> **TASK REQUIREMENTS**
Starting at the line containing "Output the LaTeX" and ending at the line containing "(9,9) -- (1139,9);", reproduce each line exactly as written, with both end lines included and all pictures omitted.
|---|
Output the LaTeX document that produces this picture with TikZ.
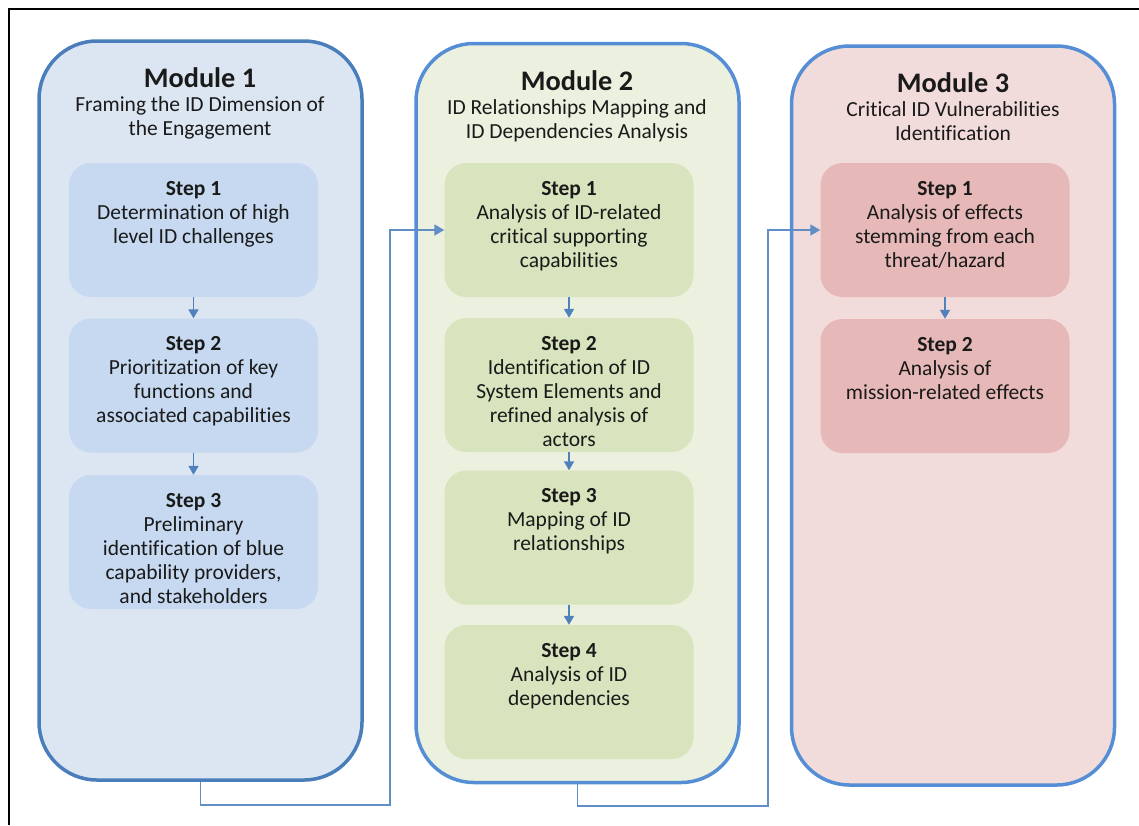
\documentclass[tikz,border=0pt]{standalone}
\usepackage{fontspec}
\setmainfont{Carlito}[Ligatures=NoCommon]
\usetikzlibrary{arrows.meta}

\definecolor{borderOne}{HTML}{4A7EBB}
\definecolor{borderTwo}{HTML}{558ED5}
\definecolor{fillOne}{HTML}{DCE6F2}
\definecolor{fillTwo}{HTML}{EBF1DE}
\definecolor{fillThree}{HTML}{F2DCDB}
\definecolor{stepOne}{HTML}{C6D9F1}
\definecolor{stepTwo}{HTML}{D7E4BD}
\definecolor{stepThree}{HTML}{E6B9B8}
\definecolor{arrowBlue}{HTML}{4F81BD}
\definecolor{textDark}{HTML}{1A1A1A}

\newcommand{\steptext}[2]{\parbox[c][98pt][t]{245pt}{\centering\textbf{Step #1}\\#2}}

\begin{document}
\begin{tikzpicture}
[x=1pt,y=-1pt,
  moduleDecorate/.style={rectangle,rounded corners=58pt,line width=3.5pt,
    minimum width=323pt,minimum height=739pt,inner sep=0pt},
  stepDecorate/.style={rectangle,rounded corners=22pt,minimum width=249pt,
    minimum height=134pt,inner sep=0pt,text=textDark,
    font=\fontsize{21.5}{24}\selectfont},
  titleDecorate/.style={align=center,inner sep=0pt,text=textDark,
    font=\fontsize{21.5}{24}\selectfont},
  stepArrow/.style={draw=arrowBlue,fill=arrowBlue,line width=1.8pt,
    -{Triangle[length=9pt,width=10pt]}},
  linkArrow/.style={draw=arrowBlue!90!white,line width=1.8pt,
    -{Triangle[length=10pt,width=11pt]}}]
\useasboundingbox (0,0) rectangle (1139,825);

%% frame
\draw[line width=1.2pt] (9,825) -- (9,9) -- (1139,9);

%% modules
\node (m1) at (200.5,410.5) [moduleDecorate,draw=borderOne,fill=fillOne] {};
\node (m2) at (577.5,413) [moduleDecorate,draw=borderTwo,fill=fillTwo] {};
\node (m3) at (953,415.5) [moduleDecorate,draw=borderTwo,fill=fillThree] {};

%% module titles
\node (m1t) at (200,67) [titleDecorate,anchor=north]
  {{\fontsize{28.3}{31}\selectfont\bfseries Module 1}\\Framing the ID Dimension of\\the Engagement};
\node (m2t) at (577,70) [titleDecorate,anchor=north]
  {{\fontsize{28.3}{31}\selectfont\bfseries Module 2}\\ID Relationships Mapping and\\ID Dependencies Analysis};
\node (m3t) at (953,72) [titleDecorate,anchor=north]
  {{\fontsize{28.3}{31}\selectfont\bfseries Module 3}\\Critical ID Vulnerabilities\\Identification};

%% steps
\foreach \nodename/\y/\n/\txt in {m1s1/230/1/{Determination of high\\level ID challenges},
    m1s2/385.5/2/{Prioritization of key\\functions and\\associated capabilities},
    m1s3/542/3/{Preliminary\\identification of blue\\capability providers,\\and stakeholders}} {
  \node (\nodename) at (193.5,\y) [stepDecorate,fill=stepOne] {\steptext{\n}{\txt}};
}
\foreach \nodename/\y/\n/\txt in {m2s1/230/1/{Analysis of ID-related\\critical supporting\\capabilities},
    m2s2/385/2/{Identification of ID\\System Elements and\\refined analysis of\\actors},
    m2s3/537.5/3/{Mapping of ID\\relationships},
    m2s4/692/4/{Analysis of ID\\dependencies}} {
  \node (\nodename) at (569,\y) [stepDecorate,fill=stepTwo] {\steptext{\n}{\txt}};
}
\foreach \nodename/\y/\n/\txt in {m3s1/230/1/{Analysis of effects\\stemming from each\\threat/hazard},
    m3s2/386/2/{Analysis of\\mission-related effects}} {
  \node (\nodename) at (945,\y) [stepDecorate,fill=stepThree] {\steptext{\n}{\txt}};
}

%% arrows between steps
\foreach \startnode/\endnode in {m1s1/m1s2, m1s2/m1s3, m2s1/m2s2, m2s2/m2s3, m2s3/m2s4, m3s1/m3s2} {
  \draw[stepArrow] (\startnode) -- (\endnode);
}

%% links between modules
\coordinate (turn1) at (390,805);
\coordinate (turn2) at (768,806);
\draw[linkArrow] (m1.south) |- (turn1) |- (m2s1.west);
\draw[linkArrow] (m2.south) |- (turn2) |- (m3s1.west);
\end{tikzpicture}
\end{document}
|---|
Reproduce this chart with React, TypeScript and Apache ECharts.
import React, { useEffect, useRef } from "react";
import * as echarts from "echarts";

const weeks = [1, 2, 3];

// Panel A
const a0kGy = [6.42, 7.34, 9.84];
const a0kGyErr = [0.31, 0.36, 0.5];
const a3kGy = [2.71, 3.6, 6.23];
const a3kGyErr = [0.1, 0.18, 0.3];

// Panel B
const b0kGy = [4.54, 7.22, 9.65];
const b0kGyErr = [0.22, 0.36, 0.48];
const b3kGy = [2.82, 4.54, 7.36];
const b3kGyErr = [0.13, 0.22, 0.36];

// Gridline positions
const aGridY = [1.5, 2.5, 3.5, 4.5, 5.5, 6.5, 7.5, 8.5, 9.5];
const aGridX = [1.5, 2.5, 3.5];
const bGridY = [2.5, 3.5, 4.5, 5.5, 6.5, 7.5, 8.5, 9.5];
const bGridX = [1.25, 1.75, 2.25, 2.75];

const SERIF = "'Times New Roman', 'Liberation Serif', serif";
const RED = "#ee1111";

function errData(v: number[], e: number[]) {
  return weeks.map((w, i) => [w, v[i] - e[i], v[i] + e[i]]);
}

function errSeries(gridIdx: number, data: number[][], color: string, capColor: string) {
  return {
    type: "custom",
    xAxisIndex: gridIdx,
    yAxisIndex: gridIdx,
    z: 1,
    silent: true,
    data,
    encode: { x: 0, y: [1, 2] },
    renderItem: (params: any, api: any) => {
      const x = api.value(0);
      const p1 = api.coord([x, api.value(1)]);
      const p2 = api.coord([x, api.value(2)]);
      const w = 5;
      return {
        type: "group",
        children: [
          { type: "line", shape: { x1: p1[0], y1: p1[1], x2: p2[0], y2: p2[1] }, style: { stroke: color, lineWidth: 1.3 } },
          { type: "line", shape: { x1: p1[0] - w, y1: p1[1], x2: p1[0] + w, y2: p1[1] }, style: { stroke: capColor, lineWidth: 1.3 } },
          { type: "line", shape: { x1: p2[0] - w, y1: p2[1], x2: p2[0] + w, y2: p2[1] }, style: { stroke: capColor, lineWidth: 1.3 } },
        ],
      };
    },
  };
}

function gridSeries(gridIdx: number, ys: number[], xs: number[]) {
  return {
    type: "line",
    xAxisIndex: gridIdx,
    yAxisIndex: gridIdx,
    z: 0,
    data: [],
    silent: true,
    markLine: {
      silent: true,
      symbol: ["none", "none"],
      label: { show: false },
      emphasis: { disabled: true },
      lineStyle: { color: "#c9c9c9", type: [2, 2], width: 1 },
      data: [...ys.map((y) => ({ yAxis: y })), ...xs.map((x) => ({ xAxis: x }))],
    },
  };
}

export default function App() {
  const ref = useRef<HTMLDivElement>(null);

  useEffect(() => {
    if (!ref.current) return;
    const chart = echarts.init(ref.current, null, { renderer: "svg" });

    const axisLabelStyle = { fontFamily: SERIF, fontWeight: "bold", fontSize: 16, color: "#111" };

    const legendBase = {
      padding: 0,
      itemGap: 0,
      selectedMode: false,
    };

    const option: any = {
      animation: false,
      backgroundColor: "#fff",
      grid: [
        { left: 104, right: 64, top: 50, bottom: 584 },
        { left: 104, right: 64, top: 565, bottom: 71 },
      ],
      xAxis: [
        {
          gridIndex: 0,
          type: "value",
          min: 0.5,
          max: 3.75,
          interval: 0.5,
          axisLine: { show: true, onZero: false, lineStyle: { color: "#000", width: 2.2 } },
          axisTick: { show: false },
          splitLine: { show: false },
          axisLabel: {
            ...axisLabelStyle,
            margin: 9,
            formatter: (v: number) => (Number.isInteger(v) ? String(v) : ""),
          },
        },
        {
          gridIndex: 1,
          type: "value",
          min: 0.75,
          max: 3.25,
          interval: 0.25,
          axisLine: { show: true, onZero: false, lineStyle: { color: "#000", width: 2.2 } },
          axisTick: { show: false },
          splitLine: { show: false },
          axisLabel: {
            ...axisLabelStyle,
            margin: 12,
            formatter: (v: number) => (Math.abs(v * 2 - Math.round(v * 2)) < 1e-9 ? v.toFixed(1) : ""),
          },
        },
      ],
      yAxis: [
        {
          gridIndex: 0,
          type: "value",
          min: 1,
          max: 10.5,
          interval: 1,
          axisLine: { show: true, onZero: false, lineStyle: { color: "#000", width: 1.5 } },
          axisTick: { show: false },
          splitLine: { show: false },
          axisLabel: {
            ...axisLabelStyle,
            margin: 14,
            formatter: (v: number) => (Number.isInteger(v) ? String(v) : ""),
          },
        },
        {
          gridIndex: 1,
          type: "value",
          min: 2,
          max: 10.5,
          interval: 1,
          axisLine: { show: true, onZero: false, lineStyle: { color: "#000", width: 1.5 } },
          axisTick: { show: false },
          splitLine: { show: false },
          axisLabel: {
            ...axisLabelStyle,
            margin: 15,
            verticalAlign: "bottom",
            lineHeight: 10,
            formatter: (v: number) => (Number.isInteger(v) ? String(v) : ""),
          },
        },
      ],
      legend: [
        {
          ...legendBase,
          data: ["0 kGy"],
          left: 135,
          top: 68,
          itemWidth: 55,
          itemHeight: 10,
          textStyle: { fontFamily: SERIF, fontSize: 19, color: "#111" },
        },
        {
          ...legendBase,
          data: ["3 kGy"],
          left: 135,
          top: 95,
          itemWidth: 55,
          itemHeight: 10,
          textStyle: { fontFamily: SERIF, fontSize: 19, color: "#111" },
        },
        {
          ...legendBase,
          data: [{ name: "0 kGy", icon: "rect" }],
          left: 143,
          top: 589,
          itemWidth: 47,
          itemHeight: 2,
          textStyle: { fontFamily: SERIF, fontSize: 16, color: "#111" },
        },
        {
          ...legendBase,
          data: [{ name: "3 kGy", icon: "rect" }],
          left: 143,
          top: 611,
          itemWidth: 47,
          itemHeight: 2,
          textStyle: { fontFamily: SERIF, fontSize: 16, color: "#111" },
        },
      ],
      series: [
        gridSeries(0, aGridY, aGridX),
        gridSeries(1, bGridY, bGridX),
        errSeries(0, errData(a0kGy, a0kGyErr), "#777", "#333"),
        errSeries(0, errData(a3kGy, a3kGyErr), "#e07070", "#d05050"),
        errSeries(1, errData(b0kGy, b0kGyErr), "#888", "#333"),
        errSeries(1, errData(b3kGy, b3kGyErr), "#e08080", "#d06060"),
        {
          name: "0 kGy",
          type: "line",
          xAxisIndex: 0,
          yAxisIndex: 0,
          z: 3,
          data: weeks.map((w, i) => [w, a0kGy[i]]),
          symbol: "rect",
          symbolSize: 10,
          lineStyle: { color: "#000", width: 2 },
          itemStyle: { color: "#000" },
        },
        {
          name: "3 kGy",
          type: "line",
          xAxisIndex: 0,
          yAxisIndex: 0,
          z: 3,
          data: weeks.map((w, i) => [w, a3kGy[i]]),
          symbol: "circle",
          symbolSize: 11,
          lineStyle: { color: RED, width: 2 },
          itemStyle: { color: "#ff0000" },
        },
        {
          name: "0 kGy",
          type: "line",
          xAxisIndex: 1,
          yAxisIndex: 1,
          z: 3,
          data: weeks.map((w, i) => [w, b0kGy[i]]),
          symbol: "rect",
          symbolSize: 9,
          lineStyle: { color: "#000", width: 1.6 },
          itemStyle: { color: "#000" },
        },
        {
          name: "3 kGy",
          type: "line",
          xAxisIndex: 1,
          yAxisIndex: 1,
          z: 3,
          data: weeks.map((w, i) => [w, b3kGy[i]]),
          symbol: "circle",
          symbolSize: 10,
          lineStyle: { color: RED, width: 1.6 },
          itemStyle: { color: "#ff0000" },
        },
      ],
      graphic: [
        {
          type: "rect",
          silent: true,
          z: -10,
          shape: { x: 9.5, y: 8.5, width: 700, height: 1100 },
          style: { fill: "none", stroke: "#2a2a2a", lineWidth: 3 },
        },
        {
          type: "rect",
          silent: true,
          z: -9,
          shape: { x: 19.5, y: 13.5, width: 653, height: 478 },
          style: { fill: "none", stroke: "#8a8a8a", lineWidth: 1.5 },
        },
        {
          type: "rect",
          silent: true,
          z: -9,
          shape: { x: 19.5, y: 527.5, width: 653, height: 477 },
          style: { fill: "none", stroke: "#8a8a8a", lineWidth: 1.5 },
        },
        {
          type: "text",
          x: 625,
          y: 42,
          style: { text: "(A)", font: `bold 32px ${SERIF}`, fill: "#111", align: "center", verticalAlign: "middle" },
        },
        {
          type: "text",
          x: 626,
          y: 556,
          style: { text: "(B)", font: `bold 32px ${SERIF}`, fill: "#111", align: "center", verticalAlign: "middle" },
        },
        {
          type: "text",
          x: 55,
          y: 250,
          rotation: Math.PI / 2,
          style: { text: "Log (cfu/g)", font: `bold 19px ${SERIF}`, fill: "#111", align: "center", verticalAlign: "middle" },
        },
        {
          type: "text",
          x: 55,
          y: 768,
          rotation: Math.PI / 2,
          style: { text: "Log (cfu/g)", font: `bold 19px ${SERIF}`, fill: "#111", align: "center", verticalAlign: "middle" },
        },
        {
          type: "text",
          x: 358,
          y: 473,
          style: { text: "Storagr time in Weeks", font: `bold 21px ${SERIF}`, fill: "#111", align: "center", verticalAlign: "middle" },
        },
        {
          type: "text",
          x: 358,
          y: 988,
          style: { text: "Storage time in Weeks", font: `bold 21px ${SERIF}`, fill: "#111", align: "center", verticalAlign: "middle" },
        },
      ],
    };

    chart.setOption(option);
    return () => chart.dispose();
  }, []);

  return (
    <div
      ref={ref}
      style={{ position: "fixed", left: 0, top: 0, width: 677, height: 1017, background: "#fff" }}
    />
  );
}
|---|
> **EXERCISE OUTPUT**
Output the LaTeX document that produces this picture with TikZ.
\documentclass[tikz,border=0pt]{standalone}
\usepackage{fontspec}
\setmainfont{Carlito}[Ligatures=NoCommon]
\usetikzlibrary{arrows.meta}

\definecolor{borderOne}{HTML}{4A7EBB}
\definecolor{borderTwo}{HTML}{558ED5}
\definecolor{fillOne}{HTML}{DCE6F2}
\definecolor{fillTwo}{HTML}{EBF1DE}
\definecolor{fillThree}{HTML}{F2DCDB}
\definecolor{stepOne}{HTML}{C6D9F1}
\definecolor{stepTwo}{HTML}{D7E4BD}
\definecolor{stepThree}{HTML}{E6B9B8}
\definecolor{arrowBlue}{HTML}{4F81BD}
\definecolor{textDark}{HTML}{1A1A1A}

\newcommand{\steptext}[2]{\parbox[c][98pt][t]{245pt}{\centering\textbf{Step #1}\\#2}}

\begin{document}
\begin{tikzpicture}
[x=1pt,y=-1pt,
  moduleDecorate/.style={rectangle,rounded corners=58pt,line width=3.5pt,
    minimum width=323pt,minimum height=739pt,inner sep=0pt},
  stepDecorate/.style={rectangle,rounded corners=22pt,minimum width=249pt,
    minimum height=134pt,inner sep=0pt,text=textDark,
    font=\fontsize{21.5}{24}\selectfont},
  titleDecorate/.style={align=center,inner sep=0pt,text=textDark,
    font=\fontsize{21.5}{24}\selectfont},
  stepArrow/.style={draw=arrowBlue,fill=arrowBlue,line width=1.8pt,
    -{Triangle[length=9pt,width=10pt]}},
  linkArrow/.style={draw=arrowBlue!90!white,line width=1.8pt,
    -{Triangle[length=10pt,width=11pt]}}]
\useasboundingbox (0,0) rectangle (1139,825);

%% frame
\draw[line width=1.2pt] (9,825) -- (9,9) -- (1139,9);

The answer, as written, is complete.